The UK's second biggest high speed internet provider has revised its original expectations of 400,000 new customers down to between 200,000 and 250,000, and is anticipating revenues from the division to be broadly flat. The company, which has 2.8 million broadband subscribers to its TalkTalk service, added just 41,000 customers in its first financial quarter, compared with rival BSkyB's net broadband additions of 200,000 in its most recent quarter.

Charles Dunstone, the Carphone Warehouse chief executive, said: "As we indicated in June, growth in broadband customer numbers slowed during the quarter. One of the benefits of the current environment is that churn is low and falling, making our relationship with customers increasingly valuable. While the second quarter has started well, with a sharp pick-up in subscription connections on the back of the iPhone 3G launch, we remain understandably cautious about the consumer environment."

Carphone's retail business remained broadly on track with revenues up by 10 per cent to £498m, although like-for-like revenues fell by 1.4 per cent.
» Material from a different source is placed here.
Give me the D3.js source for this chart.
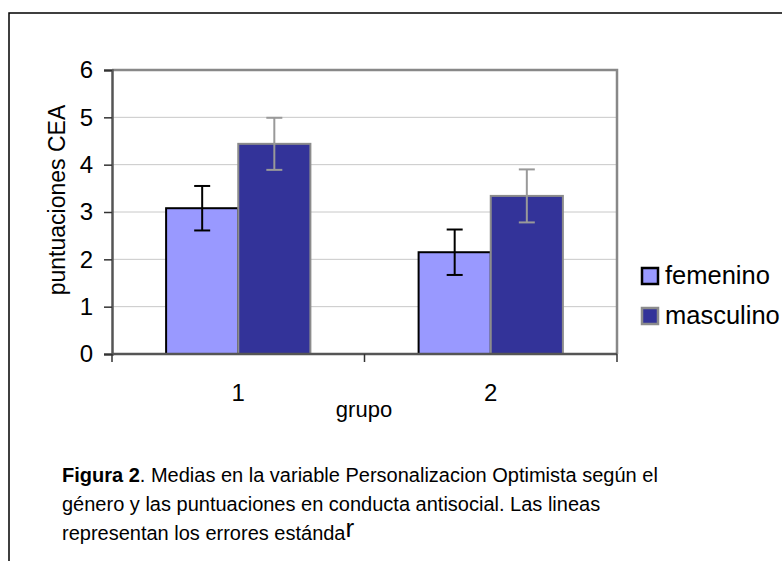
<!DOCTYPE html>
<html>
<head>
<meta charset="utf-8">
<script src="https://cdn.jsdelivr.net/npm/d3@7"></script>
<style>
  body { margin: 0; background: #fff; }
  svg { display: block; font-family: "Liberation Sans", Arial, sans-serif; }
</style>
</head>
<body>
<div id="chart"></div>
<script>
const groups = ["1", "2"];
const series = ["femenino", "masculino"];
const femenino = [3.08, 2.15];
const masculino = [4.44, 3.34];
const femeninoErr = [0.47, 0.48];
const masculinoErr = [0.55, 0.56];
const yTicks = [0, 1, 2, 3, 4, 5, 6];
const captionLines = [
  ["Figura 2", ". Medias en la variable Personalizacion Optimista según el"],
  ["", "género y las puntuaciones en conducta antisocial. Las lineas"],
  ["", "representan los errores estánda"]
];

const width = 782, height = 561;
const plot = { left: 112, right: 617, top: 70, bottom: 354 };

const fills = ["#9999ff", "#333399"];
const strokes = ["#000000", "#8c8c8c"];
const errColors = ["#000000", "#999999"];

const svg = d3.select("#chart").append("svg")
  .attr("width", width).attr("height", height);

// outer frame (only top and left visible)
svg.append("path")
  .attr("d", `M9,${height} V13 H${width}`)
  .attr("fill", "none").attr("stroke", "#000").attr("stroke-width", 1.5);

const x0 = d3.scaleBand().domain(groups).range([plot.left, plot.right]);
const x1 = d3.scaleBand().domain(series).range([0, x0.bandwidth()])
  .paddingInner(0).paddingOuter(0.75);
const y = d3.scaleLinear().domain([0, 6]).range([plot.bottom, plot.top]);

// gridlines
svg.append("g").selectAll("line")
  .data(yTicks.filter(d => d > 0 && d < 6))
  .join("line")
  .attr("x1", plot.left).attr("x2", plot.right)
  .attr("y1", d => y(d)).attr("y2", d => y(d))
  .attr("stroke", "#c8c8c8").attr("stroke-width", 1);

// top and right border of plot area
svg.append("path")
  .attr("d", `M${plot.left},${y(6)} H${plot.right} V${plot.bottom}`)
  .attr("fill", "none").attr("stroke", "#888").attr("stroke-width", 2.5);

const rows = groups.map((g, i) => ({
  group: g,
  values: [
    { key: series[0], i: 0, v: femenino[i], e: femeninoErr[i] },
    { key: series[1], i: 1, v: masculino[i], e: masculinoErr[i] }
  ]
}));

const gGroups = svg.append("g").selectAll("g")
  .data(rows).join("g")
  .attr("transform", d => `translate(${x0(d.group)},0)`);

gGroups.selectAll("rect")
  .data(d => d.values).join("rect")
  .attr("x", d => x1(d.key))
  .attr("width", x1.bandwidth())
  .attr("y", d => y(d.v))
  .attr("height", d => y(0) - y(d.v))
  .attr("fill", d => fills[d.i])
  .attr("stroke", d => strokes[d.i])
  .attr("stroke-width", 2);

// error bars
const capW = 8;
const err = gGroups.selectAll("g.err")
  .data(d => d.values).join("g").attr("class", "err")
  .attr("stroke", d => errColors[d.i]).attr("stroke-width", 2);
err.append("line")
  .attr("x1", d => x1(d.key) + x1.bandwidth() / 2)
  .attr("x2", d => x1(d.key) + x1.bandwidth() / 2)
  .attr("y1", d => y(d.v + d.e)).attr("y2", d => y(d.v - d.e));
err.append("line")
  .attr("x1", d => x1(d.key) + x1.bandwidth() / 2 - capW)
  .attr("x2", d => x1(d.key) + x1.bandwidth() / 2 + capW)
  .attr("y1", d => y(d.v + d.e)).attr("y2", d => y(d.v + d.e));
err.append("line")
  .attr("x1", d => x1(d.key) + x1.bandwidth() / 2 - capW)
  .attr("x2", d => x1(d.key) + x1.bandwidth() / 2 + capW)
  .attr("y1", d => y(d.v - d.e)).attr("y2", d => y(d.v - d.e));

// y axis
const yAxis = svg.append("g")
  .attr("transform", `translate(${plot.left},0)`)
  .call(d3.axisLeft(y).tickValues(yTicks).tickSize(8).tickPadding(11).tickFormat(d3.format("d")));
yAxis.attr("font-size", null).attr("font-family", null);
yAxis.select(".domain").attr("stroke", "#555").attr("stroke-width", 2.5);
yAxis.selectAll(".tick line").attr("stroke", "#333").attr("stroke-width", 1.5);
yAxis.selectAll(".tick text").style("font-size", "24px").attr("fill", "#000");

// x axis
svg.append("line")
  .attr("x1", plot.left).attr("x2", plot.right)
  .attr("y1", plot.bottom).attr("y2", plot.bottom)
  .attr("stroke", "#555").attr("stroke-width", 2.5);
const xBounds = [plot.left, ...groups.map(g => x0(g) + x0.bandwidth())];
svg.append("g").selectAll("line")
  .data(xBounds).join("line")
  .attr("x1", d => d).attr("x2", d => d)
  .attr("y1", plot.bottom).attr("y2", plot.bottom + 8)
  .attr("stroke", "#333").attr("stroke-width", 1.5);
svg.append("g").selectAll("text")
  .data(groups).join("text")
  .attr("x", d => x0(d) + x0.bandwidth() / 2)
  .attr("y", 401)
  .attr("text-anchor", "middle")
  .attr("font-size", 24)
  .text(d => d);

// axis titles
svg.append("text")
  .attr("x", 364).attr("y", 417)
  .attr("text-anchor", "middle")
  .attr("font-size", 22)
  .text("grupo");
svg.append("text")
  .attr("transform", `translate(65,200) rotate(-90)`)
  .attr("text-anchor", "middle")
  .attr("font-size", 23)
  .text("puntuaciones CEA");

// legend
const legend = svg.append("g").attr("transform", "translate(641,267)");
const li = legend.selectAll("g").data(series).join("g")
  .attr("transform", (d, i) => `translate(0,${i * 40})`);
li.append("rect")
  .attr("x", 1).attr("y", 1).attr("width", 16).attr("height", 16)
  .attr("fill", (d, i) => fills[i])
  .attr("stroke", (d, i) => i === 0 ? "#000" : "#8c8c8c")
  .attr("stroke-width", 2.5);
li.append("text")
  .attr("x", 24).attr("y", 17)
  .attr("font-size", 25.5)
  .text(d => d);

// caption
const cap = svg.append("g");
captionLines.forEach((line, i) => {
  const t = cap.append("text")
    .attr("x", 62).attr("y", 482 + i * 29)
    .attr("font-size", 20);
  if (line[0]) t.append("tspan").attr("font-weight", "bold").text(line[0]);
  t.append("tspan").text(line[1]);
  if (i === 2) t.append("tspan").attr("font-size", 26).attr("dy", -3).text("r");
});
</script>
</body>
</html>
But retail gross profits were up 1.7 per cent on a like-for-like basis, with total mobile connections up by 12 per cent to 2.6 million and mobile subscriptions up by 9 per cent to 1.1 million. "Connections volumes have continued to grow well, driven by smartphones and mobile broadband sales," Mr Dunstone said. "Our market share in these segments has been strong. However, margin per connection was a little weaker with the shift in mix towards mobile broadband."

Trading is more difficult in the fixed line business. Residential telephony revenues remained flat at £268m, although partially offset by growth in broadband and predicted declines in the voice-only service. Business customer revenues dropped by 4 per cent year-on-year – which the company blames on the shift away from low margin business to premium corporate traffic.

The group's shares closed down 3.5p at 189p.

Carphone is undergoing a transformation after the £1.1bn joint venture with Best Buy, the US retail giant, agreed at the end of June. Carphone's retail distribution business will be spun out to form a new company, owned 50-50 by Carphone and Best Buy. The joint venture will put together a network of "big box" consumer electronics shops. The first are expected to open in Europe in October, and in the UK in 2009.

Best Buy Mobile, the joint venture set up in 2006 to sell Carphone products in Best Buy's US stores, is expected to make a positive contribution to Carphone's earnings in the current financial year, ahead of schedule.